Ganz recht. Und das interessante am 11. September ist zum Beispiel, dass unmittelbar, nachdem er passierte, die Menschen noch nicht wussten, wie man sich dazu stellt. Da fand noch ein Champions-League-Spiel statt, da war noch eine politische Analyse darüber möglich, warum das World-Trade-Center Ziel war? Drei Tage später: Es gab keine Amusements mehr, die Trauer wuchs, der Schock wurde übermäßig bearbeitet. Und plötzlich war die politische Analyse verboten. Jeder, der nicht sagte "grauenhafte und durchgeknallte Muslime", wie der Spiegel schrieb, war irgendwie politisch inkorrekt. Aber sie haben recht: Solche Ereignisse nennt man in der Geschichte einen Knacks.

Wir haben schon gesagt, wo der Knacks in persönlichen Beziehungen produktiv werden kann. Aber der Knacks ist natürlich das, was Literatur beschreibt. Gute Literatur beschreibt doch genau die Stelle im Leben, die sich so schwer beschreiben lässt.
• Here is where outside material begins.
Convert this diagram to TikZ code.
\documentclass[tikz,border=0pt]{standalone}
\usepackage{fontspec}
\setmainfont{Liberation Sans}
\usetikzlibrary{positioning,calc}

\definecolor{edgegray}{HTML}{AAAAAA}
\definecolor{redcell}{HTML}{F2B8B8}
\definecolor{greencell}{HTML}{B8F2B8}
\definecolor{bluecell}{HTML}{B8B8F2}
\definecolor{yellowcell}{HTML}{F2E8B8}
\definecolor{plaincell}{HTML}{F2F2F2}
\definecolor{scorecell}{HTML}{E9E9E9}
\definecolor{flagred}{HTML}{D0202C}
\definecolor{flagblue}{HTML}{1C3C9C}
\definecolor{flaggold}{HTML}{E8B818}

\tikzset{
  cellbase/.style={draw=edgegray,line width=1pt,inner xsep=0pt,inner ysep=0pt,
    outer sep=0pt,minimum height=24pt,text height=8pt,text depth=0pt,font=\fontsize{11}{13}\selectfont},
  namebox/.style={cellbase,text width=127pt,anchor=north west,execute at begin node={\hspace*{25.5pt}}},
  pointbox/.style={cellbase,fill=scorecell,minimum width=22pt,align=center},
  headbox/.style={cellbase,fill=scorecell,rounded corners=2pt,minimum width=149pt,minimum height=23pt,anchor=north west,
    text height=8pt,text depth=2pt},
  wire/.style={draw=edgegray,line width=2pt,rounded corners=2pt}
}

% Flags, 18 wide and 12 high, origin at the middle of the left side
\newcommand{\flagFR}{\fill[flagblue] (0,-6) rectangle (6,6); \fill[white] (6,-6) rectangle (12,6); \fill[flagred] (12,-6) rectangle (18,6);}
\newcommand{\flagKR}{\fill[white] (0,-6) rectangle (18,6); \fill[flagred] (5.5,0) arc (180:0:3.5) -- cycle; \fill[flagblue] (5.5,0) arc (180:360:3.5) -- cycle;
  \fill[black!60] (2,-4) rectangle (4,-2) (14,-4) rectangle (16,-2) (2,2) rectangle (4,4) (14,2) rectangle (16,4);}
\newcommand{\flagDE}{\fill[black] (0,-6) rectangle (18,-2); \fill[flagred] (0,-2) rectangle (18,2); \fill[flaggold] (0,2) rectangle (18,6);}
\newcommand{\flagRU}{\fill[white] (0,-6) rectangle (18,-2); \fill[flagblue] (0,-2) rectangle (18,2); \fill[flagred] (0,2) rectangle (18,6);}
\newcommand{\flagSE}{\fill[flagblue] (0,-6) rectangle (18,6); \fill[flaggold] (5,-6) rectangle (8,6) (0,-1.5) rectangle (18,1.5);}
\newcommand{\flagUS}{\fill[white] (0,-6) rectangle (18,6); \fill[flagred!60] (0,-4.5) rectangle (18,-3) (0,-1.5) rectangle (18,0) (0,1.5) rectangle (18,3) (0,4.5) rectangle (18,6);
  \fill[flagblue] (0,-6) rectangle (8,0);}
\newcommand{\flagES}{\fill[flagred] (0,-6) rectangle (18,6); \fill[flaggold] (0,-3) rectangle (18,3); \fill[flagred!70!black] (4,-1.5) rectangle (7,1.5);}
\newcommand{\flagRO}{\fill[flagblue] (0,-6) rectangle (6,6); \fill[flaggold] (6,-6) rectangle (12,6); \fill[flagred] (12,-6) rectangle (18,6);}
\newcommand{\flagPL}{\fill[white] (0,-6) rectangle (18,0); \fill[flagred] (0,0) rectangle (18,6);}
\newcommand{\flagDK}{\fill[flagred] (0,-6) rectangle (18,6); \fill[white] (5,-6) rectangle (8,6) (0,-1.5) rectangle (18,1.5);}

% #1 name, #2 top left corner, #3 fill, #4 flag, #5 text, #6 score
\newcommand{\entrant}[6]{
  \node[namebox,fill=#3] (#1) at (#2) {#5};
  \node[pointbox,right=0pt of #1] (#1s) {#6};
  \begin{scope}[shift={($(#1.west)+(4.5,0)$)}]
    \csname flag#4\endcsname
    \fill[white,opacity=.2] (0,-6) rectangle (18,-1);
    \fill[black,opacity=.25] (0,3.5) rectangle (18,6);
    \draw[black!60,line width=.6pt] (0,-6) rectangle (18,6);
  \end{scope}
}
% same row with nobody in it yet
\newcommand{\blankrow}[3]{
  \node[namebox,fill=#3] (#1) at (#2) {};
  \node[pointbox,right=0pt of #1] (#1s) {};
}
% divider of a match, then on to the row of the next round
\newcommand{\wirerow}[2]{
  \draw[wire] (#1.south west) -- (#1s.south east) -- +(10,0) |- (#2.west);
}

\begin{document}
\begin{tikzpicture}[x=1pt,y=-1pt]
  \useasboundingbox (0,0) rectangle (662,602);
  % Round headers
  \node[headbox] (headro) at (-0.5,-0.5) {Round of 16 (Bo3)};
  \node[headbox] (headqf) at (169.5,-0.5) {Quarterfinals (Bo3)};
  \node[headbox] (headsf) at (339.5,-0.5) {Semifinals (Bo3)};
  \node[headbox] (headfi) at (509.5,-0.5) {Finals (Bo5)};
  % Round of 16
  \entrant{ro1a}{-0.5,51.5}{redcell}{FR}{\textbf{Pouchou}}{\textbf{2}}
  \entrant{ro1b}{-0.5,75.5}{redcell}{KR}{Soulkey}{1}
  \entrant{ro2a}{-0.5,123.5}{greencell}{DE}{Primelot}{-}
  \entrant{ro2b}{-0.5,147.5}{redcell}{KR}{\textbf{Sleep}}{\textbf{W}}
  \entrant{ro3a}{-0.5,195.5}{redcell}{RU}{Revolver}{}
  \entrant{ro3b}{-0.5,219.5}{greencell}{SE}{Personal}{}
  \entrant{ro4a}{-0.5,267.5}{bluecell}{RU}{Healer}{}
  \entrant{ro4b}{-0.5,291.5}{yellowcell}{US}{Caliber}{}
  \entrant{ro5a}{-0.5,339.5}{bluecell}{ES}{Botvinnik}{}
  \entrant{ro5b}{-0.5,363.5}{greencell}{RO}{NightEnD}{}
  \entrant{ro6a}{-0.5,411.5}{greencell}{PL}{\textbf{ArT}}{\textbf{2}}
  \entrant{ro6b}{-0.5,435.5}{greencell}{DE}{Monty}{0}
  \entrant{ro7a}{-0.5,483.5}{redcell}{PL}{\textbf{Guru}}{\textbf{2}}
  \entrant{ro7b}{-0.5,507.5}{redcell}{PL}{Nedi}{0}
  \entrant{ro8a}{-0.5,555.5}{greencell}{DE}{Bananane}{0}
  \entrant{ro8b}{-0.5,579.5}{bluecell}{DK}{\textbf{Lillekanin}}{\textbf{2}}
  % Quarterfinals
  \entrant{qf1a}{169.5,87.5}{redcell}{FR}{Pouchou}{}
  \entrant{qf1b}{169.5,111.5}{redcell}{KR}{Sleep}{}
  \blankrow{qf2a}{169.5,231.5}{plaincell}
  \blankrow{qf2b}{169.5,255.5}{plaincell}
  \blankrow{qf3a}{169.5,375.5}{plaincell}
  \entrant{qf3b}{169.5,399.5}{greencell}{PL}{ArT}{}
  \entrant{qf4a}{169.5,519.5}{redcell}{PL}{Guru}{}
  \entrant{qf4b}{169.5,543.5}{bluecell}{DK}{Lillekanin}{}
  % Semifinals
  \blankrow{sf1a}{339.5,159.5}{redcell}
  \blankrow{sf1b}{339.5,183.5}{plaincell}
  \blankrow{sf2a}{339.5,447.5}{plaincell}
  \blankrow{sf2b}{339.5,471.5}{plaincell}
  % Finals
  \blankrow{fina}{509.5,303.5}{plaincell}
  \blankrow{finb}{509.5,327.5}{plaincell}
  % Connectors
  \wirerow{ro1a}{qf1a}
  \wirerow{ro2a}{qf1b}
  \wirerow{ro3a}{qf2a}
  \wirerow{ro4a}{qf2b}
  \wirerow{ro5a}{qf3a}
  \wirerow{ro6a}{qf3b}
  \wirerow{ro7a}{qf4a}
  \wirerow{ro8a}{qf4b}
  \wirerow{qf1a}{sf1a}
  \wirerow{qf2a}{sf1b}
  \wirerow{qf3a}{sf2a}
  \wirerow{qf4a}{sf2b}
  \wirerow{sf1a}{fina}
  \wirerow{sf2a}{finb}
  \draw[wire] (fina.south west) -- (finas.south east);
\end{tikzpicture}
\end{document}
Ganz genau. Ich glaube wirklich, dass der Knacks eine der wichtigsten Motivationen zur Hervorbringung von Literatur ist. Und sie spricht unablässig davon. Die Helden der Literatur befinden sich dauernd in Zwangslagen. Sie fallen oft aus dem Leben heraus, sie merken plötzlich, dass sie nicht mehr dazugehören und müssen die Zeit weiterziehen lassen. Das ist eine der Linien, die die Literatur häufig bestimmt.

Warum haben Sie für Ihre Essays das unpoetische Wort Knacks gewählt?

Ich mochte dieses Wort sehr gerne, weil es nicht das Drama des "Bruchs" hat. Außerdem ist auch das, was ich meinte etwas, das viel leiser und feiner daher kommt. Insofern hat es sogar etwas Umgangssprachliches vom Knacks zu reden. Ich wollte nicht dem ganzen das Pathos einer lebensentscheidenden Sache geben. Sondern ich dachte, dieses stillschweigende Ausbreiten macht den Knacks aus.